I posted a facebook status Tuesday afternoon that I hadn’t “eaten meat since Sunday noon.” This status received many comments, including an article link from Audie Alcorn. “The Mad Cowboy” is Harold Lyman’s story, the excerpt is his telling of his infatuation, relationship, and break-up with Agri-business.
While the whole piece is worth a read, this part particularly struck me:
Even though I had increased crop yields dramatically, even though I could now grow a heifer to 1,100 pounds in just 15 months instead of the 30 months it used to take, even though I had bought leased many of my neighbors farms and increased my acreage fortyfold, it was getting harder and harder to make ends meet. The chemicals themselves were expensive, and every year I had to use more chemical fertilizer and more antibiotics to get the same result as the year before.

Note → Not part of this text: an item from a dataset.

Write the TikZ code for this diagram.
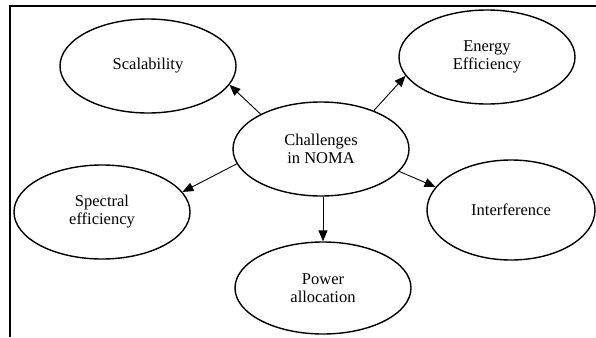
\documentclass[tikz,border=0pt]{standalone}
\usepackage{fontspec}
\setmainfont{Liberation Serif}
\usetikzlibrary{shapes.geometric,arrows.meta}
\begin{document}
\begin{tikzpicture}[x=1pt,y=-1pt,
  bubble/.style={draw, ellipse, line width=1.4pt, inner sep=0pt, minimum width=176pt, minimum height=94pt, align=center, font=\fontsize{16.5}{18}\selectfont},
  link/.style={line width=0.9pt, -{Triangle[length=11pt,width=9pt]}}]
\useasboundingbox (0,0) rectangle (596,337);
\draw[line width=1.6pt] (10,337) -- (10,6) -- (596,6);
\node[bubble] (c) at (321,149) {Challenges\\in NOMA};
\node[bubble] (s) at (148,66) {Scalability};
\node[bubble] (e) at (487,57) {Energy\\Efficiency};
\node[bubble] (sp) at (102,212) {Spectral\\efficiency};
\node[bubble, minimum width=168pt, minimum height=100pt] (i) at (511,210) {Interference};
\node[bubble, minimum height=92pt] (p) at (323,288) {Power\\allocation};
\draw[link] (c.150) -- (s.-13);
\draw[link] (c.36) -- (e.193);
\draw[link] (c.190) -- (sp.14);
\draw[link] (c.-16) -- (i.163);
\draw[link] (c.south -| p.north) -- (p.north);
\end{tikzpicture}
\end{document}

Does the last sentence here remind you of something? Chemical fertilizers and the antibiotics (which Lyman explains all cattle need because of the unnatural living conditions) develop a dependency on the part of the land and the cattle. It takes more each year to get the same result.
Is there land rehab, or cattle rehab where detoxification might start?
I I weren’t already concerned about Agri-Business and their love of synthetic chemicals in replacing the natural ability of creation to nourish plant growth, I am now! If I hadn’t already determined to eat only beef that is grass-fed rather than grain-fed, I am now!
I suppose it makes sense in some ironic way that we are, apparently, doing the same thing to the land and to livestock that we are doing to ourselves. On the other hand, I don’t know about you, but I don’t want to be building up tolerance for unnatural chemicals; neither do I think the land and livestock should be.